Don't include pictures. Quote the lines below from the first through the line that contains "on higher incomes.</text>".

> _Dataset extract_:
------------------------------------

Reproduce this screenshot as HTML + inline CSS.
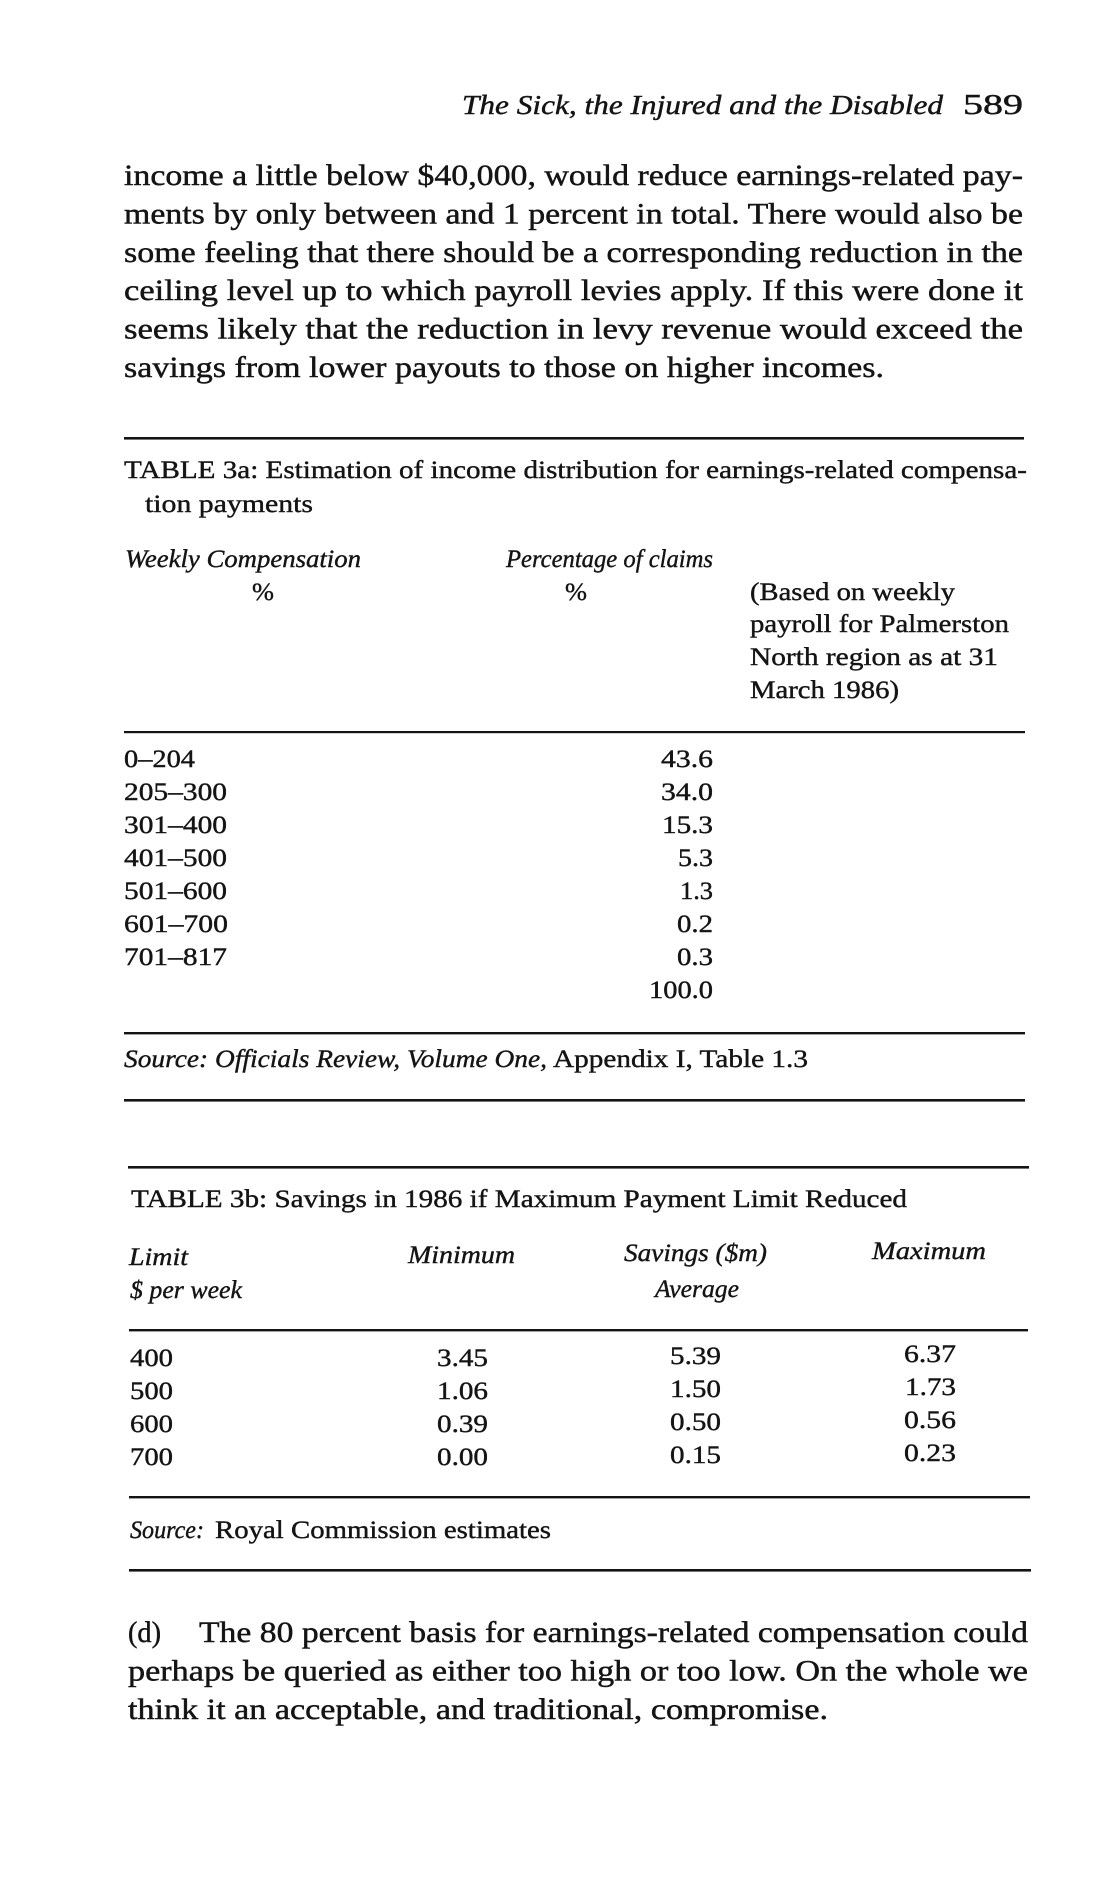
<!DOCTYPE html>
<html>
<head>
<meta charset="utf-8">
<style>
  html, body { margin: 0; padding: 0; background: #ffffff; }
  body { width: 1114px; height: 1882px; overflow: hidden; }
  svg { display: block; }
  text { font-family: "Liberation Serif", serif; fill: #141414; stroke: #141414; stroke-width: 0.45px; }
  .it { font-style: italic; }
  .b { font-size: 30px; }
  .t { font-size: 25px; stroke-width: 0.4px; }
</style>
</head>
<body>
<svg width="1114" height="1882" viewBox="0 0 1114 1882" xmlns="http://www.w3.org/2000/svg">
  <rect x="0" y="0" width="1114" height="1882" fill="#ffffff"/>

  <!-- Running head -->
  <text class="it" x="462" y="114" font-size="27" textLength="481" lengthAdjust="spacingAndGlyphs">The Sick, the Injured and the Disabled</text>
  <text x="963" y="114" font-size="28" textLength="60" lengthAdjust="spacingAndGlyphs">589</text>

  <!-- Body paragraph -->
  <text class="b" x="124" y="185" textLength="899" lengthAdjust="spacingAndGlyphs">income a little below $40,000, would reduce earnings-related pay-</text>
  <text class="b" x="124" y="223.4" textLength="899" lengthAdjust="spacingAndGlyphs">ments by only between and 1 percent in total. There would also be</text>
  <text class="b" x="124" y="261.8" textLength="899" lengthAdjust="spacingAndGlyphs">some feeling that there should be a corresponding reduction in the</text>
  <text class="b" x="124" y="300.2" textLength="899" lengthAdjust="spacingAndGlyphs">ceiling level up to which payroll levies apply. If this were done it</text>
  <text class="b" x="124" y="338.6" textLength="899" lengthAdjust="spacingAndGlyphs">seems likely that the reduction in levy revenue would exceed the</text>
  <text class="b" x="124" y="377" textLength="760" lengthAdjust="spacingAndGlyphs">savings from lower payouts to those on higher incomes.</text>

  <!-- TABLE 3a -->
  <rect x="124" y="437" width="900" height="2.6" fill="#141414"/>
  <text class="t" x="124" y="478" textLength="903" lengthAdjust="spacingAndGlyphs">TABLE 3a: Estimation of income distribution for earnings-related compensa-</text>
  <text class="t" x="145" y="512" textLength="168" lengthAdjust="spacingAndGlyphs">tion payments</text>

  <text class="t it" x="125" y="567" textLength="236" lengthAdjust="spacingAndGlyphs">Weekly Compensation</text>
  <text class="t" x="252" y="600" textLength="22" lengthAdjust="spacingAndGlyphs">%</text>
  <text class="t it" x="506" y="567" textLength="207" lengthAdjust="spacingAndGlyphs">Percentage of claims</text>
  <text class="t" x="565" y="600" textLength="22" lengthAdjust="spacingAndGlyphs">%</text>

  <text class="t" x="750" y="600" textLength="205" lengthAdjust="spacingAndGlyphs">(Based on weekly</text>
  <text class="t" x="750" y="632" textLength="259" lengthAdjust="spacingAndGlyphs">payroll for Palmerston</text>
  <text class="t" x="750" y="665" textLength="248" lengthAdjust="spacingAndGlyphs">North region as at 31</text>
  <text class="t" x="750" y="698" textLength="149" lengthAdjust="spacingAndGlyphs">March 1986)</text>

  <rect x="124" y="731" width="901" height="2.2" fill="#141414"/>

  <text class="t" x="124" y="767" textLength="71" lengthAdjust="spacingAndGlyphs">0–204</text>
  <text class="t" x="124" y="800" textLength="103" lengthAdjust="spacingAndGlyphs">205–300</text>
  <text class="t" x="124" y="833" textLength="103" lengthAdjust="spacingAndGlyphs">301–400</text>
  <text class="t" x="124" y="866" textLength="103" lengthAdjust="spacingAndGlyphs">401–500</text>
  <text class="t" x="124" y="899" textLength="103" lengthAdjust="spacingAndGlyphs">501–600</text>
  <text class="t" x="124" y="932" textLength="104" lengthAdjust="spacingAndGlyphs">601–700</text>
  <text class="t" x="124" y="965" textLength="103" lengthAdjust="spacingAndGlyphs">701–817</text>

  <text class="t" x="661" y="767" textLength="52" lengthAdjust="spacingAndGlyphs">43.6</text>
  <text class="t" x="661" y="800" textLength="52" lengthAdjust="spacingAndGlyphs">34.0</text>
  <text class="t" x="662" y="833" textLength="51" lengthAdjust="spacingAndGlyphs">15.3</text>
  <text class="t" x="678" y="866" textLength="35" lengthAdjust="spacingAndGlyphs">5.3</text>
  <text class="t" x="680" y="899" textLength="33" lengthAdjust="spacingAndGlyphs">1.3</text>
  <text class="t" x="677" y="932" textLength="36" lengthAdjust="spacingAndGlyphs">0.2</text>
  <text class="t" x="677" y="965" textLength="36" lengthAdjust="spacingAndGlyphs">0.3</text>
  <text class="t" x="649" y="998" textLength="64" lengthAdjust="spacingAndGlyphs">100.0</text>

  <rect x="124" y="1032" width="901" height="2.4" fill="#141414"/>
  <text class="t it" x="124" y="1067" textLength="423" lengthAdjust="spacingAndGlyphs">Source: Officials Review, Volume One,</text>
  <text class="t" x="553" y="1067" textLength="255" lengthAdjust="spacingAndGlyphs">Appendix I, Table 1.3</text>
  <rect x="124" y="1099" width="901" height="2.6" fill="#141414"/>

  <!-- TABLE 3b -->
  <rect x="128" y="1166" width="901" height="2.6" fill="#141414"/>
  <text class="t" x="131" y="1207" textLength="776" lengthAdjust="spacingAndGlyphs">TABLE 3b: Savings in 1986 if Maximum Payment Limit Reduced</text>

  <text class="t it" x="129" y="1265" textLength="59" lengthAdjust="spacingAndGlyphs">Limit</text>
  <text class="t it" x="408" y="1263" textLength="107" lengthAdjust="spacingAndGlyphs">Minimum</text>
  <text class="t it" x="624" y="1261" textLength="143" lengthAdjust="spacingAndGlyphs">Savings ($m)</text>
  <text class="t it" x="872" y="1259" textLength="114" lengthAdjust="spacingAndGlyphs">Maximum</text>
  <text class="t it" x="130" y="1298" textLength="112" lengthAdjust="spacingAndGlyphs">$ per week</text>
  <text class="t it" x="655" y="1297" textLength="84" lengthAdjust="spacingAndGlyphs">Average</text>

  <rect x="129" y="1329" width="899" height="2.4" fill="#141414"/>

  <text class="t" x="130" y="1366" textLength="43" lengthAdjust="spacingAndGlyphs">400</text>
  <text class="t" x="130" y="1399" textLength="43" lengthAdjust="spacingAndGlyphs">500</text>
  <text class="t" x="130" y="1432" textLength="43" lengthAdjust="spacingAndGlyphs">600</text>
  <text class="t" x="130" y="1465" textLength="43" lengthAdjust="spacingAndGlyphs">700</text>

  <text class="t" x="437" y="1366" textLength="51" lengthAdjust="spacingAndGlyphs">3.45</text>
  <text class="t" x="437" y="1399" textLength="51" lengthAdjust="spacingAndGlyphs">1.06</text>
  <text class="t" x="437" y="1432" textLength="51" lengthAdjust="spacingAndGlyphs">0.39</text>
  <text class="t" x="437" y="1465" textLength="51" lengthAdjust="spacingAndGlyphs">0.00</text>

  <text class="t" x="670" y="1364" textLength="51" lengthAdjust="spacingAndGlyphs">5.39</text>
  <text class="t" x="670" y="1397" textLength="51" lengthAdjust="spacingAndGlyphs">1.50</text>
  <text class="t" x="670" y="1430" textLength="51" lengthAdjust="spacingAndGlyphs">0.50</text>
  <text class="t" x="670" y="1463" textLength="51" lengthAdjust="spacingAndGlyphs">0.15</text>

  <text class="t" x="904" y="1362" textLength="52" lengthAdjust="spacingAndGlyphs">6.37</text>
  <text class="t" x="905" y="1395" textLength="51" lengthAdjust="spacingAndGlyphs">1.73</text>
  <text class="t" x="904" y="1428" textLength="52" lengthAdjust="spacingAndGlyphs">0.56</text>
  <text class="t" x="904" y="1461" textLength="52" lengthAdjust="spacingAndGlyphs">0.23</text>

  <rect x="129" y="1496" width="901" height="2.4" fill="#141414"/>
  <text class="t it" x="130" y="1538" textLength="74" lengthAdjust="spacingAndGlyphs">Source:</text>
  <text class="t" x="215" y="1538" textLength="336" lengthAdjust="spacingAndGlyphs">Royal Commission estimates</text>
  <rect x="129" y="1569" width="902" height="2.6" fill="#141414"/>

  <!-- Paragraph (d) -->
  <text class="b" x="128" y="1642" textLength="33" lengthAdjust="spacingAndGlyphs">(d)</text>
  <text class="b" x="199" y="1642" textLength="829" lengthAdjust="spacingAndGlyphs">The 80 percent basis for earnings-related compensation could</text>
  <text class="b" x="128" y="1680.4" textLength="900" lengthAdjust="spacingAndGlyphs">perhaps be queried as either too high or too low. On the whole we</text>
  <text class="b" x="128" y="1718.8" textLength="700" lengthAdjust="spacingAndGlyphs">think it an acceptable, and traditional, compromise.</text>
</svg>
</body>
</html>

------------------------------------

> _Written reply_:
Reproduce this screenshot as HTML + inline CSS.
<!DOCTYPE html>
<html>
<head>
<meta charset="utf-8">
<style>
  html, body { margin: 0; padding: 0; background: #ffffff; }
  body { width: 1114px; height: 1882px; overflow: hidden; }
  svg { display: block; }
  text { font-family: "Liberation Serif", serif; fill: #141414; stroke: #141414; stroke-width: 0.45px; }
  .it { font-style: italic; }
  .b { font-size: 30px; }
  .t { font-size: 25px; stroke-width: 0.4px; }
</style>
</head>
<body>
<svg width="1114" height="1882" viewBox="0 0 1114 1882" xmlns="http://www.w3.org/2000/svg">
  <rect x="0" y="0" width="1114" height="1882" fill="#ffffff"/>

  <!-- Running head -->
  <text class="it" x="462" y="114" font-size="27" textLength="481" lengthAdjust="spacingAndGlyphs">The Sick, the Injured and the Disabled</text>
  <text x="963" y="114" font-size="28" textLength="60" lengthAdjust="spacingAndGlyphs">589</text>

  <!-- Body paragraph -->
  <text class="b" x="124" y="185" textLength="899" lengthAdjust="spacingAndGlyphs">income a little below $40,000, would reduce earnings-related pay-</text>
  <text class="b" x="124" y="223.4" textLength="899" lengthAdjust="spacingAndGlyphs">ments by only between and 1 percent in total. There would also be</text>
  <text class="b" x="124" y="261.8" textLength="899" lengthAdjust="spacingAndGlyphs">some feeling that there should be a corresponding reduction in the</text>
  <text class="b" x="124" y="300.2" textLength="899" lengthAdjust="spacingAndGlyphs">ceiling level up to which payroll levies apply. If this were done it</text>
  <text class="b" x="124" y="338.6" textLength="899" lengthAdjust="spacingAndGlyphs">seems likely that the reduction in levy revenue would exceed the</text>
  <text class="b" x="124" y="377" textLength="760" lengthAdjust="spacingAndGlyphs">savings from lower payouts to those on higher incomes.</text>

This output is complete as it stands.